Why no Jewish Narnia?

by robertvischer

I’m just finishing the Chronicles of Narnia with my youngest daughters, and I always find it to be a wonderful reaffirmation of my faith.  The Christian faith resonates most powerfully with me as an overarching narrative capturing the reality of the human condition and the hope of redemption; it’s when I focus on the tenets of faith only as freestanding bits and pieces that I start to struggle.  The fact that the narrative unfolds among talking beasts in another world only underscores its timelessness and universality.  But that’s a very Christian way of looking at faith, I realize.  Michael Weingrad, in the Jewish Review of Books, asks why fantasy doesn’t play a meaningful role in Judaism.  (HT: Mere Comments)  The whole essay is worth reading, but here’s a snippet:

I cannot think of a single major fantasy writer who is Jewish, and there are only a handful of minor ones of any note. To no other field of modern literature have Jews contributed so little. . . .  To put it crudely, if Christianity is a fantasy religion, then Judaism is a science fiction religion. If the former is individualistic, magical, and salvationist, the latter is collective, technical, and this-worldly. Judaism’s divine drama is connected with a specific people in a specific place within a specific history. Its halakhic core is not, I think, convincingly represented in fantasy allegory. In its rabbinic elaboration, even the messianic idea is shorn of its mythic and apocalyptic potential. Whereas fantasy grows naturally out of Christian soil, Judaism’s more adamant separation from myth and magic render classic elements of the fantasy genre undeveloped or suspect in the Jewish imaginative tradition.

Thoughts?

4 Responses to “Why no Jewish Narnia?”


  • uhhhhhh – isaac asimov?

  • Asimov is sci-fi, not fantasy. I still think, without having read the article, that the thesis is questionable. Think of the golem and its recent appearance in the movie A Serious Man and Chabon’s Kavalier and Klay novel, and think of Isaac Bashevis Singer. Myth and magic are indeed a rich part of the Jewish religious and cultural tradition.

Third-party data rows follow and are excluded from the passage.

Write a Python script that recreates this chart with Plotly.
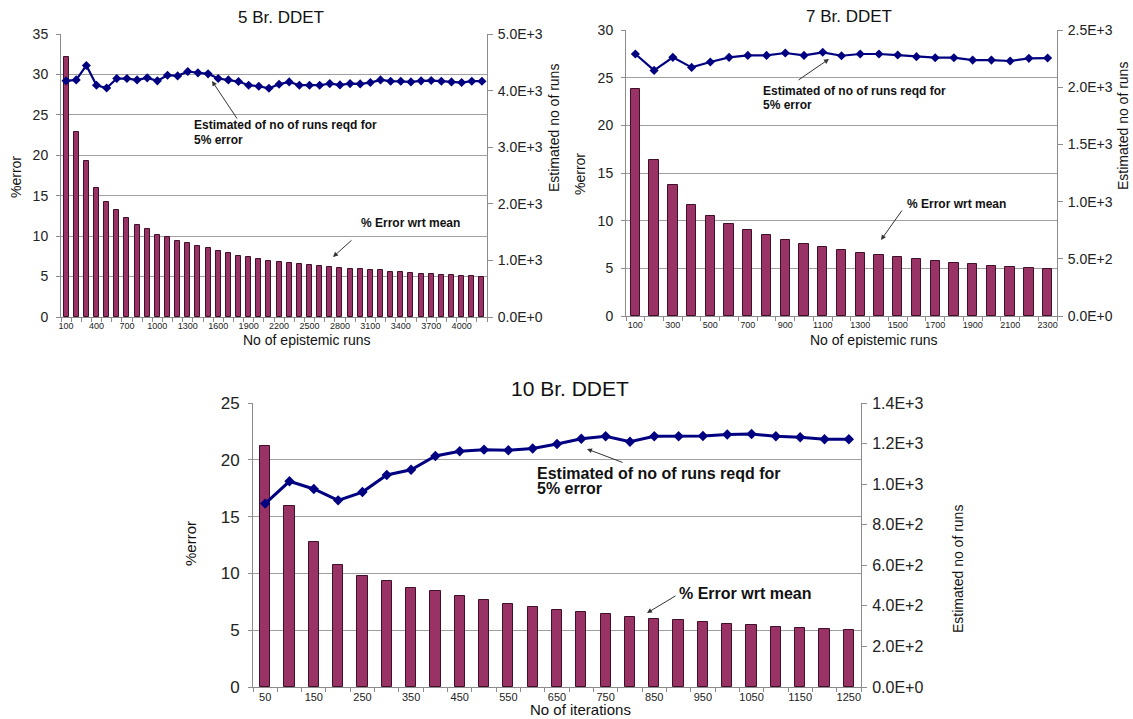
import plotly.graph_objects as go

W, H = 1133, 719

# ---------------- data ----------------
# 5 Br. DDET
runs5 = [100, 200, 300, 400, 500, 600, 700, 800, 900, 1000, 1100, 1200, 1300, 1400,
         1500, 1600, 1700, 1800, 1900, 2000, 2100, 2200, 2300, 2400, 2500, 2600, 2700,
         2800, 2900, 3000, 3100, 3200, 3300, 3400, 3500, 3600, 3700, 3800, 3900, 4000,
         4100, 4200]
err5 = [32.2, 22.9, 19.26, 16.0, 14.25, 13.26, 12.26, 11.43, 10.85, 10.19, 9.86, 9.4,
        9.11, 8.74, 8.49, 8.12, 7.87, 7.58, 7.37, 7.17, 6.96, 6.83, 6.71, 6.55, 6.42,
        6.30, 6.17, 6.09, 5.97, 5.88, 5.80, 5.76, 5.59, 5.55, 5.43, 5.34, 5.30, 5.22,
        5.14, 5.10, 5.05, 4.97]
est5 = [4172, 4189, 4444, 4095, 4047, 4213, 4213, 4189, 4225, 4172, 4272, 4260, 4337,
        4314, 4296, 4213, 4189, 4160, 4095, 4077, 4041, 4112, 4154, 4095, 4095, 4095,
        4124, 4101, 4124, 4118, 4142, 4189, 4166, 4166, 4154, 4172, 4178, 4166, 4154,
        4142, 4166, 4166]
xt5_vals = [100, 400, 700, 1000, 1300, 1600, 1900, 2200, 2500, 2800, 3100, 3400, 3700, 4000]
xt5_text = ["100", "400", "700", "1000", "1300", "1600", "1900", "2200", "2500", "2800",
            "3100", "3400", "3700", "4000"]
yl5_vals = [0, 5, 10, 15, 20, 25, 30, 35]
yr5_vals = [0, 1000, 2000, 3000, 4000, 5000]
yr5_text = ["0.0E+0", "1.0E+3", "2.0E+3", "3.0E+3", "4.0E+3", "5.0E+3"]

# 7 Br. DDET
runs7 = [100, 200, 300, 400, 500, 600, 700, 800, 900, 1000, 1100, 1200, 1300, 1400,
         1500, 1600, 1700, 1800, 1900, 2000, 2100, 2200, 2300]
err7 = [23.8, 16.38, 13.69, 11.69, 10.5, 9.66, 9.0, 8.47, 7.98, 7.53, 7.21, 6.9, 6.62,
        6.37, 6.16, 5.95, 5.74, 5.6, 5.43, 5.29, 5.18, 5.08, 4.97]
est7 = [2290, 2147, 2261, 2173, 2220, 2261, 2278, 2278, 2299, 2278, 2305, 2275, 2290,
        2290, 2281, 2267, 2258, 2258, 2237, 2237, 2229, 2252, 2255]
xt7_vals = [100, 300, 500, 700, 900, 1100, 1300, 1500, 1700, 1900, 2100, 2300]
xt7_text = ["100", "300", "500", "700", "900", "1100", "1300", "1500", "1700", "1900",
            "2100", "2300"]
yl7_vals = [0, 5, 10, 15, 20, 25, 30]
yr7_vals = [0, 500, 1000, 1500, 2000, 2500]
yr7_text = ["0.0E+0", "5.0E+2", "1.0E+3", "1.5E+3", "2.0E+3", "2.5E+3"]

# 10 Br. DDET
iters10 = [50, 100, 150, 200, 250, 300, 350, 400, 450, 500, 550, 600, 650, 700, 750,
           800, 850, 900, 950, 1000, 1050, 1100, 1150, 1200, 1250]
err10 = [21.2, 15.9, 12.76, 10.74, 9.77, 9.3, 8.74, 8.42, 8.01, 7.63, 7.28, 7.01, 6.78,
         6.6, 6.4, 6.16, 6.02, 5.87, 5.72, 5.58, 5.46, 5.28, 5.19, 5.08, 4.99]
est10 = [904, 1014, 976, 920, 961, 1045, 1071, 1139, 1162, 1170, 1167, 1176, 1198, 1224,
         1236, 1209, 1236, 1236, 1237, 1245, 1247, 1236, 1231, 1221, 1221]
xt10_vals = [50, 150, 250, 350, 450, 550, 650, 750, 850, 950, 1050, 1150, 1250]
xt10_text = ["50", "150", "250", "350", "450", "550", "650", "750", "850", "950", "1050",
             "1150", "1250"]
yl10_vals = [0, 5, 10, 15, 20, 25]
yr10_vals = [0, 200, 400, 600, 800, 1000, 1200, 1400]
yr10_text = ["0.0E+0", "2.0E+2", "4.0E+2", "6.0E+2", "8.0E+2", "1.0E+3", "1.2E+3", "1.4E+3"]

# ---------------- styling ----------------
FONT = "Liberation Sans, Arial, sans-serif"
BAR = "#993366"
BAR_EDGE = "#40102a"
LINE = "#000080"
GRID = "#a0a0a0"
AXIS = "#8c8c8c"


def px(x):
    return x / W


def py(y):
    return 1 - y / H


fig = go.Figure()

# chart 1
fig.add_trace(go.Bar(x=runs5, y=err5, width=50, marker=dict(color=BAR, line=dict(color=BAR_EDGE, width=1)),
                     xaxis="x", yaxis="y", showlegend=False))
fig.add_trace(go.Scatter(x=runs5, y=est5, mode="lines+markers", line=dict(color=LINE, width=2.2),
                         marker=dict(symbol="diamond", size=7, color=LINE),
                         xaxis="x", yaxis="y2", showlegend=False))
# chart 2
fig.add_trace(go.Bar(x=runs7, y=err7, width=50, marker=dict(color=BAR, line=dict(color=BAR_EDGE, width=1)),
                     xaxis="x2", yaxis="y3", showlegend=False))
fig.add_trace(go.Scatter(x=runs7, y=est7, mode="lines+markers", line=dict(color=LINE, width=2.2),
                         marker=dict(symbol="diamond", size=7, color=LINE),
                         xaxis="x2", yaxis="y4", showlegend=False))
# chart 3
fig.add_trace(go.Bar(x=iters10, y=err10, width=21, marker=dict(color=BAR, line=dict(color=BAR_EDGE, width=1)),
                     xaxis="x3", yaxis="y5", showlegend=False))
fig.add_trace(go.Scatter(x=iters10, y=est10, mode="lines+markers", line=dict(color=LINE, width=3),
                         marker=dict(symbol="diamond", size=8, color=LINE),
                         xaxis="x3", yaxis="y6", showlegend=False))


def xaxis(domain, anchor, rng, tv, tt, step, fs):
    return dict(domain=domain, anchor=anchor, range=rng, tickmode="array", tickvals=tv, ticktext=tt,
                ticks="", showgrid=False, zeroline=False, showline=True, linecolor=AXIS, linewidth=1,
                automargin=False,
                tickfont=dict(size=fs, color="#222"), ticklabelstandoff=0,
                minor=dict(ticks="outside", tick0=rng[0], dtick=step, ticklen=4, tickcolor=AXIS, showgrid=False))


def yleft(domain, anchor, rng, tv, fs):
    return dict(domain=domain, anchor=anchor, range=rng, tickmode="array", tickvals=tv,
                ticks="outside", ticklen=4, tickcolor=AXIS, showgrid=True, gridcolor=GRID, gridwidth=1,
                zeroline=False, showline=True, linecolor=AXIS, linewidth=1, automargin=False,
                tickfont=dict(size=fs, color="#222"), ticklabelstandoff=5)


def yright(over, anchor, rng, tv, tt, fs):
    return dict(overlaying=over, anchor=anchor, side="right", range=rng, tickmode="array", tickvals=tv,
                ticktext=tt, ticks="outside", ticklen=5, tickcolor=AXIS, showgrid=False, zeroline=False,
                showline=True, linecolor=AXIS, linewidth=1, automargin=False,
                tickfont=dict(size=fs, color="#222"), ticklabelstandoff=2)


d1x = [px(61), px(487)]
d1y = [py(317), py(34)]
d2x = [px(626), px(1057)]
d2y = [py(316), py(30)]
d3x = [px(253), px(861)]
d3y = [py(687), py(403)]

fig.update_layout(
    xaxis=xaxis(d1x, "y", [50, 4250], xt5_vals, xt5_text, 100, 9),
    yaxis=yleft(d1y, "x", [0, 35], yl5_vals, 14),
    yaxis2=yright("y", "x", [0, 5000], yr5_vals, yr5_text, 14),
    xaxis2=xaxis(d2x, "y3", [50, 2350], xt7_vals, xt7_text, 100, 9),
    yaxis3=yleft(d2y, "x2", [0, 30], yl7_vals, 14),
    yaxis4=yright("y3", "x2", [0, 2500], yr7_vals, yr7_text, 14),
    xaxis3=xaxis(d3x, "y5", [25, 1275], xt10_vals, xt10_text, 50, 11),
    yaxis5=yleft(d3y, "x3", [0, 25], yl10_vals, 17),
    yaxis6=yright("y5", "x3", [0, 1400], yr10_vals, yr10_text, 16),
)

ann = []


def text(x, y, s, size, angle=0, xanchor="center", bold=False):
    ann.append(dict(x=px(x), y=py(y), xref="paper", yref="paper", text=("<b>%s</b>" % s) if bold else s,
                    showarrow=False, xanchor=xanchor, yanchor="middle", textangle=angle,
                    font=dict(family=FONT, size=size, color="#111")))


def arrow(tx, ty, sx, sy):
    ann.append(dict(x=px(tx), y=py(ty), xref="paper", yref="paper", text="", showarrow=True,
                    ax=sx - tx, ay=sy - ty, axref="pixel", ayref="pixel", arrowhead=2, arrowsize=1,
                    arrowwidth=1, arrowcolor="#333", standoff=0, startstandoff=0))


# titles
text(281, 18, "5 Br. DDET", 17)
text(849, 17, "7 Br. DDET", 17)
text(570, 389, "10 Br. DDET", 21)
# axis titles
text(307, 340, "No of epistemic runs", 14)
text(874, 340, "No of epistemic runs", 14)
text(580, 709, "No of iterations", 15)
text(16, 177, "%error", 14, angle=-90)
text(580, 174, "%error", 14, angle=-90)
text(190, 544, "%error", 15, angle=-90)
text(554, 128, "Estimated no of runs", 14, angle=-90)
text(1123, 126, "Estimated no of runs", 14, angle=-90)
text(958, 569, "Estimated no of runs", 14, angle=-90)
# callouts
text(192, 125, "Estimated of no of runs reqd for", 12, xanchor="left", bold=True)
text(192, 140, "5% error", 12, xanchor="left", bold=True)
arrow(212, 81, 238, 120)
text(410, 223, "% Error wrt mean", 12, bold=True)
arrow(333, 257, 353, 239)

text(761, 91, "Estimated of no of runs reqd for", 12, xanchor="left", bold=True)
text(761, 105, "5% error", 12, xanchor="left", bold=True)
arrow(829, 59, 797, 81)
text(905, 204, "% Error wrt mean", 12, xanchor="left", bold=True)
arrow(881, 240, 903, 209)

text(535, 473, "Estimated of no of runs reqd for", 16, xanchor="left", bold=True)
text(535, 489, "5% error", 16, xanchor="left", bold=True)
arrow(587, 449, 624, 463)
text(677, 593, "% Error wrt mean", 16, xanchor="left", bold=True)
arrow(647, 613, 677, 595)

fig.update_layout(
    annotations=ann,
    width=W, height=H, autosize=False,
    margin=dict(l=0, r=0, t=0, b=0, pad=0, autoexpand=False),
    paper_bgcolor="white", plot_bgcolor="white",
    font=dict(family=FONT, color="#222"),
    bargap=0,
)

fig.write_html(
    "out.html",
    config={"displayModeBar": False},
    post_script=(
        "document.documentElement.style.overflow='hidden';"
        "document.body.style.margin='0';document.body.style.overflow='hidden';"
        "var gd=document.getElementById('{plot_id}');"
        "gd.style.position='fixed';gd.style.top='0px';gd.style.left='0px';"
    ),
)
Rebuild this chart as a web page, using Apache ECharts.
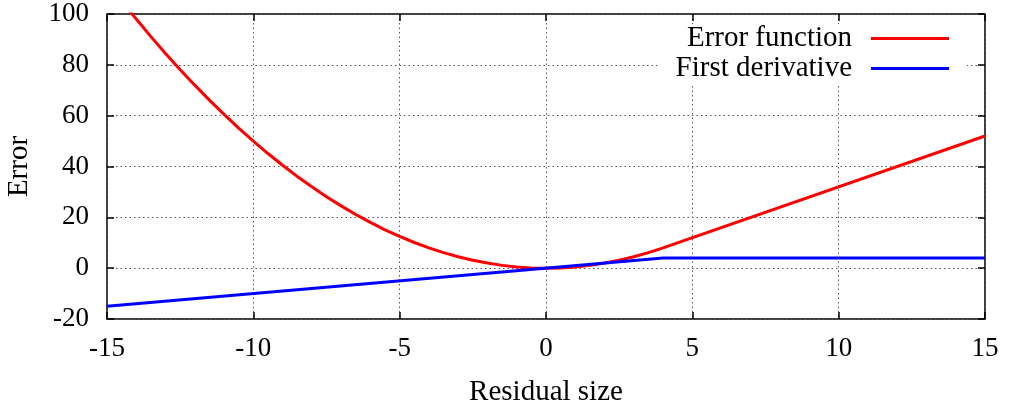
<!DOCTYPE html>
<html>
<head>
    <meta charset="utf-8">
    <title>Error function</title>
    <script src="https://cdn.jsdelivr.net/npm/echarts@6/dist/echarts.min.js"></script>
</head>
<body style="margin:0">
    <div id="main" style="width: 1011px;height:408px;"></div>
    <script type="text/javascript">

    // values
    var errX = [-15, -14.5, -14, -13.5, -13, -12.5, -12, -11.5, -11, -10.5, -10, -9.5, -9, -8.5, -8, -7.5, -7, -6.5, -6, -5.5, -5, -4.5, -4, -3.5, -3, -2.5, -2, -1.5, -1, -0.5, 0, 0.5, 1, 1.5, 2, 2.5, 3, 3.5, 4, 15];
    var errY = [112.5, 105.1, 98, 91.1, 84.5, 78.1, 72, 66.1, 60.5, 55.1, 50, 45.1, 40.5, 36.1, 32, 28.1, 24.5, 21.1, 18, 15.1, 12.5, 10.1, 8, 6.1, 4.5, 3.1, 2, 1.1, 0.5, 0.1, 0, 0.1, 0.5, 1.1, 2, 3.1, 4.5, 6.1, 8, 52];
    var derX = [-15, 4, 15];
    var derY = [-15, 4, 4];
    var names = ['Error function', 'First derivative'];
    var xTicks = [-15, 15, 5];
    var yTicks = [-20, 100, 20];

    function pairs(xs, ys) {
        var out = [];
        for (var i = 0; i < xs.length; i++) out.push([xs[i], ys[i]]);
        return out;
    }

    var font = 'Liberation Serif';
    var dotted = {show: true, lineStyle: {color: '#555', type: [1.5, 3], width: 1}};
    var tick = {show: true, inside: true, length: 7, lineStyle: {color: '#000', width: 1.5}};
    var noLine = {show: false, onZero: false};
    var myChart = echarts.init(document.getElementById('main'));

option = {
    animation: false,
    textStyle: {fontFamily: font},
    grid: {left: 107, right: 26, top: 14, bottom: 89, containLabel: false, outerBoundsMode: 'none',
           show: true, borderColor: '#000', borderWidth: 1.5},
    legend: {
        orient: 'vertical',
        right: 44,
        top: 24,
        align: 'right',
        itemWidth: 78,
        itemHeight: 3,
        itemGap: 1,
        padding: [0, 18, 0, 18],
        backgroundColor: '#fff',
        icon: 'rect',
        textStyle: {fontFamily: font, fontSize: 29, color: '#000', padding: [0, 14, 0, 0]},
        data: names
    },
    xAxis: [{
        type: 'value',
        min: xTicks[0], max: xTicks[1], interval: xTicks[2],
        name: 'Residual size', nameLocation: 'middle', nameGap: 59,
        nameTextStyle: {fontFamily: font, fontSize: 29, color: '#000'},
        axisLine: noLine,
        axisTick: tick,
        axisLabel: {fontFamily: font, fontSize: 27, color: '#000', margin: 16},
        splitLine: dotted
    }, {
        type: 'value', position: 'top',
        min: xTicks[0], max: xTicks[1], interval: xTicks[2],
        axisLine: noLine,
        axisTick: tick,
        axisLabel: {show: false},
        splitLine: {show: false}
    }],
    yAxis: [{
        type: 'value',
        min: yTicks[0], max: yTicks[1], interval: yTicks[2],
        name: 'Error', nameLocation: 'middle', nameGap: 73, nameRotate: 90,
        nameTextStyle: {fontFamily: font, fontSize: 29, color: '#000'},
        axisLine: noLine,
        axisTick: tick,
        axisLabel: {fontFamily: font, fontSize: 27, color: '#000', margin: 18},
        splitLine: dotted
    }, {
        type: 'value', position: 'right',
        min: yTicks[0], max: yTicks[1], interval: yTicks[2],
        axisLine: noLine,
        axisTick: tick,
        axisLabel: {show: false},
        splitLine: {show: false}
    }],
    series: [{
        name: names[0], type: 'line', showSymbol: false, clip: true,
        color: '#ff0000', lineStyle: {width: 3, color: '#ff0000'},
        data: pairs(errX, errY)
    }, {
        name: names[1], type: 'line', showSymbol: false, clip: true,
        color: '#0000ff', lineStyle: {width: 3, color: '#0000ff'},
        data: pairs(derX, derY)
    }]
};
    myChart.setOption(option);
    </script>
</body>
</html>
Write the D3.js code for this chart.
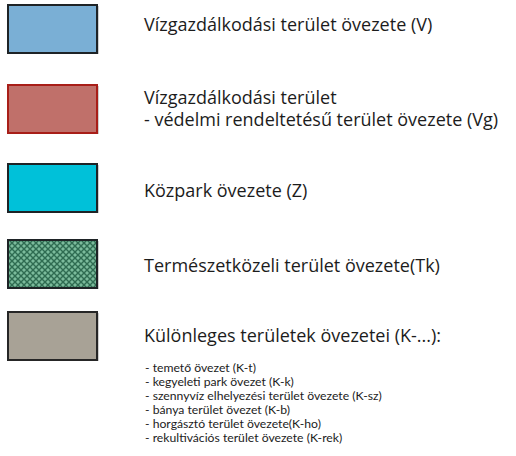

  • scifi isn’t a subgenre of fantasy?

  • From the essay:

    “It is not only that Jews are ambivalent about a return to an imaginary feudal past. It is even more accurate to say that most Jews have been deeply and passionately invested in modernity, and that history, rather than otherworldliness, has been the very ground of the radical and transformative projects of the modern Jewish experience. This goes some way towards explaining the Jewish enthusiasm for science fiction over fantasy (from Asimov to Silverberg to Weinbaum there is no dearth of Jewish science fiction writers). George MacDonald’s Phantastes, thought by some to be the first fantasy novel ever written, begins with a long epigraph from Novalis in which he celebrates the redemptive counter-logic of the fairytale: “A fairytale [Märchen] is like a vision without rational connections, a harmonious whole . . . opposed throughout to the world of rational truth.” Contrast Herzl’s dictum that “If you will it, it is no Märchen.” The impulse in the latter is that of science fiction—the proposal of what might be—and indeed Herzl’s one novel Old-New Land was a utopian fiction about the future State of Israel.”